Given request: Restate the data word for word and leave the images out.

━━━━━━━━━━━━━━━━

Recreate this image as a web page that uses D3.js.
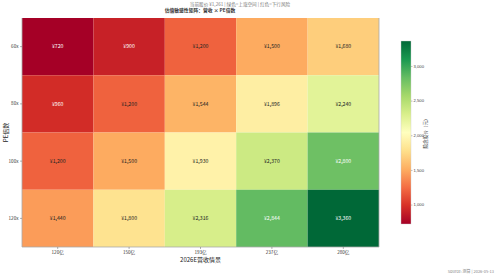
<!DOCTYPE html>
<html>
<head>
<meta charset="utf-8">
<script src="https://cdn.jsdelivr.net/npm/d3@7.9.0/dist/d3.min.js"></script>
<style>
  body { margin: 0; background: #fff; }
  svg { display: block; font-family: "Noto Sans CJK SC", "DejaVu Sans", sans-serif; }
</style>
</head>
<body>
<svg id="chart" width="500" height="279"></svg>
<script>
const revenues = ['120亿', '150亿', '193亿', '237亿', '280亿'];
const peMultiples = ['60x', '80x', '100x', '120x'];
// implied price per cell, rows = PE, cols = revenue
const prices = [
  [720, 900, 1200, 1500, 1680],
  [960, 1200, 1544, 1896, 2240],
  [1200, 1500, 1930, 2370, 2800],
  [1440, 1800, 2316, 2844, 3360],
];
const cbarTicks = [1000, 1500, 2000, 2500, 3000];

const svg = d3.select('#chart');
const plot = { left: 22, right: 379, top: 18, bottom: 247 };

const xScale = d3.scaleBand().domain(revenues).range([plot.left, plot.right]);
const yScale = d3.scaleBand().domain(peMultiples).range([plot.top, plot.bottom]);

const vmin = d3.min(prices.flat());
const vmax = d3.max(prices.flat());
const rdylgn = ['#a50026', '#d73027', '#f46d43', '#fdae61', '#fee08b', '#ffffbf',
  '#d9ef8b', '#a6d96a', '#66bd63', '#1a9850', '#006837'];
const color = d3.scaleLinear()
  .domain(d3.range(rdylgn.length).map((i) => vmin + (vmax - vmin) * i / (rdylgn.length - 1)))
  .range(rdylgn);

const cells = prices.flatMap((row, i) =>
  row.map((v, j) => ({ pe: peMultiples[i], rev: revenues[j], value: v })));

// titles
svg.append('text').attr('x', 240).attr('y', 6)
  .attr('text-anchor', 'middle').attr('font-size', 4.6).attr('fill', '#777')
  .text('当前股价 ¥1,261 | 绿色=上涨空间 | 红色=下行风险');
svg.append('text').attr('x', 200).attr('y', 12)
  .attr('text-anchor', 'middle').attr('font-size', 4.8).attr('font-weight', 'bold').attr('fill', '#333')
  .text('估值敏感性矩阵：营收 × PE倍数');

svg.append('g')
  .selectAll('rect')
  .data(cells)
  .join('rect')
  .attr('x', (d) => xScale(d.rev))
  .attr('y', (d) => yScale(d.pe))
  .attr('width', xScale.bandwidth())
  .attr('height', yScale.bandwidth())
  .attr('fill', (d) => color(d.value));

svg.append('g')
  .selectAll('text')
  .data(cells)
  .join('text')
  .attr('x', (d) => xScale(d.rev) + xScale.bandwidth() / 2)
  .attr('y', (d) => yScale(d.pe) + yScale.bandwidth() / 2)
  .attr('dy', '0.35em')
  .attr('text-anchor', 'middle')
  .attr('font-size', 5.2)
  .attr('fill', (d) => {
    const t = (d.value - vmin) / (vmax - vmin);
    return t < 0.15 || t > 0.75 ? '#fff' : '#222';
  })
  .text((d) => '¥' + d3.format(',')(d.value));

// spines
svg.append('path')
  .attr('d', `M${plot.left},${plot.top}V${plot.bottom}H${plot.right}V${plot.top}`)
  .attr('fill', 'none').attr('stroke', '#aaa').attr('stroke-width', 0.8);

const xAxis = svg.append('g')
  .attr('transform', `translate(0,${plot.bottom})`)
  .call(d3.axisBottom(xScale).tickSize(2).tickPadding(1.5));
const yAxis = svg.append('g')
  .attr('transform', `translate(${plot.left},0)`)
  .call(d3.axisLeft(yScale).tickSize(2).tickPadding(1.5));
[xAxis, yAxis].forEach((g) => {
  g.select('.domain').remove();
  g.selectAll('line').attr('stroke', '#666').attr('stroke-width', 0.5);
  g.selectAll('text').attr('font-size', 4.6).attr('fill', '#333')
    .attr('font-family', '"Noto Sans CJK SC", sans-serif');
});

svg.append('text').attr('x', (plot.left + plot.right) / 2).attr('y', 262)
  .attr('text-anchor', 'middle').attr('font-size', 6).attr('fill', '#222')
  .text('2026E营收情景');
svg.append('text')
  .attr('transform', `translate(8,${(plot.top + plot.bottom) / 2}) rotate(-90)`)
  .attr('text-anchor', 'middle').attr('font-size', 6).attr('fill', '#222')
  .text('PE倍数');

// colorbar
const cbar = { x: 401, w: 10, top: 41, bottom: 224 };
const cScale = d3.scaleLinear().domain([vmin, vmax]).range([cbar.bottom, cbar.top]);
const defs = svg.append('defs');
const grad = defs.append('linearGradient').attr('id', 'cbar-grad')
  .attr('x1', 0).attr('y1', 1).attr('x2', 0).attr('y2', 0);
grad.selectAll('stop')
  .data(rdylgn)
  .join('stop')
  .attr('offset', (d, i) => i / (rdylgn.length - 1))
  .attr('stop-color', (d) => d);
svg.append('rect')
  .attr('x', cbar.x).attr('y', cbar.top)
  .attr('width', cbar.w).attr('height', cbar.bottom - cbar.top)
  .attr('fill', 'url(#cbar-grad)').attr('stroke', '#ccc').attr('stroke-width', 0.4);
const cAxis = svg.append('g')
  .attr('transform', `translate(${cbar.x + cbar.w},0)`)
  .call(d3.axisRight(cScale).tickValues(cbarTicks).tickSize(1.5).tickPadding(1));
cAxis.select('.domain').remove();
cAxis.selectAll('line').attr('stroke', '#666').attr('stroke-width', 0.4);
cAxis.selectAll('text').attr('font-size', 4.2).attr('fill', '#444');
svg.append('text')
  .attr('transform', `translate(427,${(cbar.top + cbar.bottom) / 2}) rotate(-90)`)
  .attr('text-anchor', 'middle').attr('font-size', 4.6).attr('fill', '#444')
  .text('隐含股价（元）');

svg.append('text').attr('x', 494).attr('y', 273)
  .attr('text-anchor', 'end').attr('font-size', 4).attr('fill', '#888')
  .text('Source: 测算 | 2026-05-13');
</script>
</body>
</html>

━━━━━━━━━━━━━━━━

Task output:
Recreate this image as a web page that uses D3.js.
<!DOCTYPE html>
<html>
<head>
<meta charset="utf-8">
<script src="https://cdn.jsdelivr.net/npm/d3@7.9.0/dist/d3.min.js"></script>
<style>
  body { margin: 0; background: #fff; }
  svg { display: block; font-family: "Noto Sans CJK SC", "DejaVu Sans", sans-serif; }
</style>
</head>
<body>
<svg id="chart" width="500" height="279"></svg>
<script>
const revenues = ['120亿', '150亿', '193亿', '237亿', '280亿'];
const peMultiples = ['60x', '80x', '100x', '120x'];
// implied price per cell, rows = PE, cols = revenue
const prices = [
  [720, 900, 1200, 1500, 1680],
  [960, 1200, 1544, 1896, 2240],
  [1200, 1500, 1930, 2370, 2800],
  [1440, 1800, 2316, 2844, 3360],
];
const cbarTicks = [1000, 1500, 2000, 2500, 3000];

const svg = d3.select('#chart');
const plot = { left: 22, right: 379, top: 18, bottom: 247 };

const xScale = d3.scaleBand().domain(revenues).range([plot.left, plot.right]);
const yScale = d3.scaleBand().domain(peMultiples).range([plot.top, plot.bottom]);

const vmin = d3.min(prices.flat());
const vmax = d3.max(prices.flat());
const rdylgn = ['#a50026', '#d73027', '#f46d43', '#fdae61', '#fee08b', '#ffffbf',
  '#d9ef8b', '#a6d96a', '#66bd63', '#1a9850', '#006837'];
const color = d3.scaleLinear()
  .domain(d3.range(rdylgn.length).map((i) => vmin + (vmax - vmin) * i / (rdylgn.length - 1)))
  .range(rdylgn);

const cells = prices.flatMap((row, i) =>
  row.map((v, j) => ({ pe: peMultiples[i], rev: revenues[j], value: v })));

// titles
svg.append('text').attr('x', 240).attr('y', 6)
  .attr('text-anchor', 'middle').attr('font-size', 4.6).attr('fill', '#777')
  .text('当前股价 ¥1,261 | 绿色=上涨空间 | 红色=下行风险');
svg.append('text').attr('x', 200).attr('y', 12)
  .attr('text-anchor', 'middle').attr('font-size', 4.8).attr('font-weight', 'bold').attr('fill', '#333')
  .text('估值敏感性矩阵：营收 × PE倍数');

svg.append('g')
  .selectAll('rect')
  .data(cells)
  .join('rect')
  .attr('x', (d) => xScale(d.rev))
  .attr('y', (d) => yScale(d.pe))
  .attr('width', xScale.bandwidth())
  .attr('height', yScale.bandwidth())
  .attr('fill', (d) => color(d.value));

svg.append('g')
  .selectAll('text')
  .data(cells)
  .join('text')
  .attr('x', (d) => xScale(d.rev) + xScale.bandwidth() / 2)
  .attr('y', (d) => yScale(d.pe) + yScale.bandwidth() / 2)
  .attr('dy', '0.35em')
  .attr('text-anchor', 'middle')
  .attr('font-size', 5.2)
  .attr('fill', (d) => {
    const t = (d.value - vmin) / (vmax - vmin);
    return t < 0.15 || t > 0.75 ? '#fff' : '#222';
  })
  .text((d) => '¥' + d3.format(',')(d.value));

// spines
svg.append('path')
  .attr('d', `M${plot.left},${plot.top}V${plot.bottom}H${plot.right}V${plot.top}`)
  .attr('fill', 'none').attr('stroke', '#aaa').attr('stroke-width', 0.8);

const xAxis = svg.append('g')
  .attr('transform', `translate(0,${plot.bottom})`)
  .call(d3.axisBottom(xScale).tickSize(2).tickPadding(1.5));
const yAxis = svg.append('g')
  .attr('transform', `translate(${plot.left},0)`)
  .call(d3.axisLeft(yScale).tickSize(2).tickPadding(1.5));
[xAxis, yAxis].forEach((g) => {
  g.select('.domain').remove();
  g.selectAll('line').attr('stroke', '#666').attr('stroke-width', 0.5);
  g.selectAll('text').attr('font-size', 4.6).attr('fill', '#333')
    .attr('font-family', '"Noto Sans CJK SC", sans-serif');
});

svg.append('text').attr('x', (plot.left + plot.right) / 2).attr('y', 262)
  .attr('text-anchor', 'middle').attr('font-size', 6).attr('fill', '#222')
  .text('2026E营收情景');
svg.append('text')
  .attr('transform', `translate(8,${(plot.top + plot.bottom) / 2}) rotate(-90)`)
  .attr('text-anchor', 'middle').attr('font-size', 6).attr('fill', '#222')
  .text('PE倍数');

// colorbar
const cbar = { x: 401, w: 10, top: 41, bottom: 224 };
const cScale = d3.scaleLinear().domain([vmin, vmax]).range([cbar.bottom, cbar.top]);
const defs = svg.append('defs');
const grad = defs.append('linearGradient').attr('id', 'cbar-grad')
  .attr('x1', 0).attr('y1', 1).attr('x2', 0).attr('y2', 0);
grad.selectAll('stop')
  .data(rdylgn)
  .join('stop')
  .attr('offset', (d, i) => i / (rdylgn.length - 1))
  .attr('stop-color', (d) => d);
svg.append('rect')
  .attr('x', cbar.x).attr('y', cbar.top)
  .attr('width', cbar.w).attr('height', cbar.bottom - cbar.top)
  .attr('fill', 'url(#cbar-grad)').attr('stroke', '#ccc').attr('stroke-width', 0.4);
const cAxis = svg.append('g')
  .attr('transform', `translate(${cbar.x + cbar.w},0)`)
  .call(d3.axisRight(cScale).tickValues(cbarTicks).tickSize(1.5).tickPadding(1));
cAxis.select('.domain').remove();
cAxis.selectAll('line').attr('stroke', '#666').attr('stroke-width', 0.4);
cAxis.selectAll('text').attr('font-size', 4.2).attr('fill', '#444');
svg.append('text')
  .attr('transform', `translate(427,${(cbar.top + cbar.bottom) / 2}) rotate(-90)`)
  .attr('text-anchor', 'middle').attr('font-size', 4.6).attr('fill', '#444')
  .text('隐含股价（元）');

svg.append('text').attr('x', 494).attr('y', 273)
  .attr('text-anchor', 'end').attr('font-size', 4).attr('fill', '#888')
  .text('Source: 测算 | 2026-05-13');
</script>
</body>
</html>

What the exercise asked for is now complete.